Invest in AI skills development. Give your team time and resources to learn AI tools. Make it part of the job, not an after-hours activity. The teams that adopt AI tools fastest will outperform those that resist.
Focus on outcomes, not activity. If an engineer uses AI to complete a task in one hour instead of eight, that is a win. Do not punish efficiency by loading them up with eight times more work. Channel the freed capacity into harder problems, deeper analysis, and professional development.
What I Am Doing Differently
Concretely, here is how my leadership approach has changed:
I spend more time on system design and less on implementation review. When AI handles the mechanical coding, the design decisions become more important and the code itself becomes less differentiating.
I evaluate my team on judgment and problem-solving, not output volume. An engineer who catches a critical issue in AI-generated code provides more value than one who generates ten PRs of mediocre AI output.
I invest heavily in agent infrastructure. Building structured systems for AI-assisted development (quality gates, verification loops, multi-agent workflows) is the highest-leverage work a leader can do. It multiplies the effectiveness of every engineer on the team.
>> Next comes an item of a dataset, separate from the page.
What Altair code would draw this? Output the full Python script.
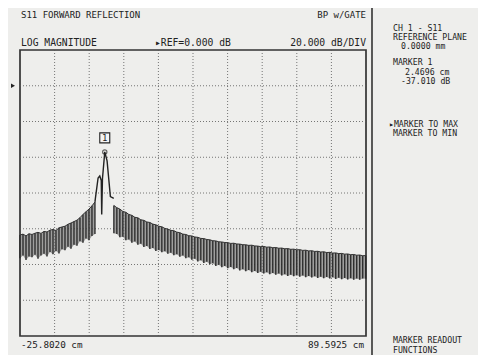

I stay deeply technical. You cannot lead AI teams if you do not understand the tools. I use AI coding assistants daily, build MCP servers, and develop agent systems. Leading from the front is not optional in a fast-moving field.
The Bottom Line
Leading AI teams is harder than leading traditional engineering teams. The non-determinism, the pace of change, the new risk categories, and the human anxiety all add complexity.
But it is also more rewarding. The productivity gains are real. The problems you can tackle are bigger. And the engineers who thrive in this environment are developing skills that will define the next era of software engineering.
The leaders who figure this out first will have an enormous advantage. The work is different. The leadership needs to be different too.